Provided data:
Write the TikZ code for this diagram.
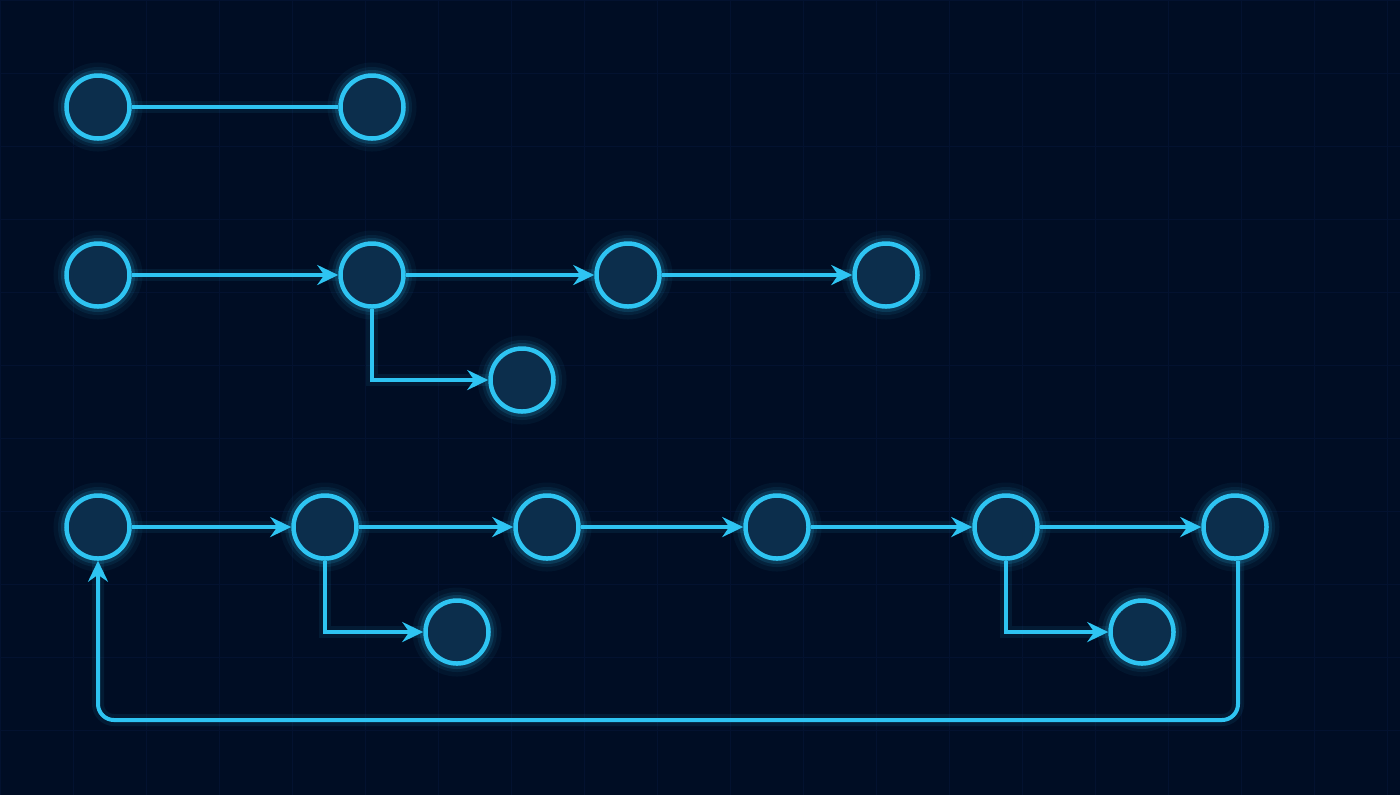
\documentclass[tikz,border=0pt]{standalone}
\usetikzlibrary{arrows.meta}
\definecolor{bgc}{HTML}{000D24}
\definecolor{gridc}{HTML}{031230}
\definecolor{cy}{HTML}{2EC4F2}
\definecolor{fillc}{HTML}{0C2E4C}
\tikzset{
  vtx/.style={circle, minimum size=6.3mm, inner sep=0pt, draw=cy, line width=0.45mm, fill=fillc,
    preaction={draw=cy, line width=2.6mm, opacity=0.05},
    preaction={draw=cy, line width=1.7mm, opacity=0.08},
    preaction={draw=cy, line width=1.1mm, opacity=0.15}},
  link/.style={draw=cy, line width=0.4mm, rounded corners=1.6mm,
    preaction={-, draw=cy, line width=1.2mm, opacity=0.08}},
  arr/.style={link, -{Stealth[length=2.1mm, width=2.0mm, inset=0.7mm]}}
}
\begin{document}
\begin{tikzpicture}[x=0.1mm, y=-0.1mm]
\fill[bgc] (0,0) rectangle (1400,795);
\useasboundingbox (0,0) rectangle (1400,795);
\foreach \gx in {0,73,...,1400} \draw[gridc, line width=0.1mm] (\gx,0) -- (\gx,795);
\foreach \gy in {0,73,...,795} \draw[gridc, line width=0.1mm] (0,\gy) -- (1400,\gy);
% row 1
\node[vtx] (a1) at (98,107) {};
\node[vtx] (a2) at (372,107) {};
\draw[link] (a1) -- (a2);
% row 2
\node[vtx] (b1) at (98,275) {};
\node[vtx] (b2) at (372,275) {};
\node[vtx] (b3) at (628,275) {};
\node[vtx] (b4) at (886,275) {};
\node[vtx] (b5) at (522,380) {};
\draw[arr] (b1) -- (b2);
\draw[arr] (b2) -- (b3);
\draw[arr] (b3) -- (b4);
\draw[arr, rounded corners=0pt] (b2.south) |- (b5);
% row 3
\node[vtx] (c1) at (98,527) {};
\node[vtx] (c2) at (325,527) {};
\node[vtx] (c3) at (547,527) {};
\node[vtx] (c4) at (777,527) {};
\node[vtx] (c5) at (1006,527) {};
\node[vtx] (c6) at (1235,527) {};
\node[vtx] (c7) at (457,632) {};
\node[vtx] (c8) at (1142,632) {};
\coordinate (lpr) at (1238,720);
\coordinate (lpl) at (98,720);
\draw[arr] (c1) -- (c2);
\draw[arr] (c2) -- (c3);
\draw[arr] (c3) -- (c4);
\draw[arr] (c4) -- (c5);
\draw[arr] (c5) -- (c6);
\draw[arr, rounded corners=0pt] (c2.south) |- (c7);
\draw[arr, rounded corners=0pt] (c5.south) |- (c8);
\draw[arr] (c6.south -| lpr) -- (lpr) -- (lpl) -- (c1.south);
\end{tikzpicture}
\end{document}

Short exercise: Give an exact copy of the material, leaving out every picture.

Answer for the task:
Write the TikZ code for this diagram.
\documentclass[tikz,border=0pt]{standalone}
\usetikzlibrary{arrows.meta}
\definecolor{bgc}{HTML}{000D24}
\definecolor{gridc}{HTML}{031230}
\definecolor{cy}{HTML}{2EC4F2}
\definecolor{fillc}{HTML}{0C2E4C}
\tikzset{
  vtx/.style={circle, minimum size=6.3mm, inner sep=0pt, draw=cy, line width=0.45mm, fill=fillc,
    preaction={draw=cy, line width=2.6mm, opacity=0.05},
    preaction={draw=cy, line width=1.7mm, opacity=0.08},
    preaction={draw=cy, line width=1.1mm, opacity=0.15}},
  link/.style={draw=cy, line width=0.4mm, rounded corners=1.6mm,
    preaction={-, draw=cy, line width=1.2mm, opacity=0.08}},
  arr/.style={link, -{Stealth[length=2.1mm, width=2.0mm, inset=0.7mm]}}
}
\begin{document}
\begin{tikzpicture}[x=0.1mm, y=-0.1mm]
\fill[bgc] (0,0) rectangle (1400,795);
\useasboundingbox (0,0) rectangle (1400,795);
\foreach \gx in {0,73,...,1400} \draw[gridc, line width=0.1mm] (\gx,0) -- (\gx,795);
\foreach \gy in {0,73,...,795} \draw[gridc, line width=0.1mm] (0,\gy) -- (1400,\gy);
% row 1
\node[vtx] (a1) at (98,107) {};
\node[vtx] (a2) at (372,107) {};
\draw[link] (a1) -- (a2);
% row 2
\node[vtx] (b1) at (98,275) {};
\node[vtx] (b2) at (372,275) {};
\node[vtx] (b3) at (628,275) {};
\node[vtx] (b4) at (886,275) {};
\node[vtx] (b5) at (522,380) {};
\draw[arr] (b1) -- (b2);
\draw[arr] (b2) -- (b3);
\draw[arr] (b3) -- (b4);
\draw[arr, rounded corners=0pt] (b2.south) |- (b5);
% row 3
\node[vtx] (c1) at (98,527) {};
\node[vtx] (c2) at (325,527) {};
\node[vtx] (c3) at (547,527) {};
\node[vtx] (c4) at (777,527) {};
\node[vtx] (c5) at (1006,527) {};
\node[vtx] (c6) at (1235,527) {};
\node[vtx] (c7) at (457,632) {};
\node[vtx] (c8) at (1142,632) {};
\coordinate (lpr) at (1238,720);
\coordinate (lpl) at (98,720);
\draw[arr] (c1) -- (c2);
\draw[arr] (c2) -- (c3);
\draw[arr] (c3) -- (c4);
\draw[arr] (c4) -- (c5);
\draw[arr] (c5) -- (c6);
\draw[arr, rounded corners=0pt] (c2.south) |- (c7);
\draw[arr, rounded corners=0pt] (c5.south) |- (c8);
\draw[arr] (c6.south -| lpr) -- (lpr) -- (lpl) -- (c1.south);
\end{tikzpicture}
\end{document}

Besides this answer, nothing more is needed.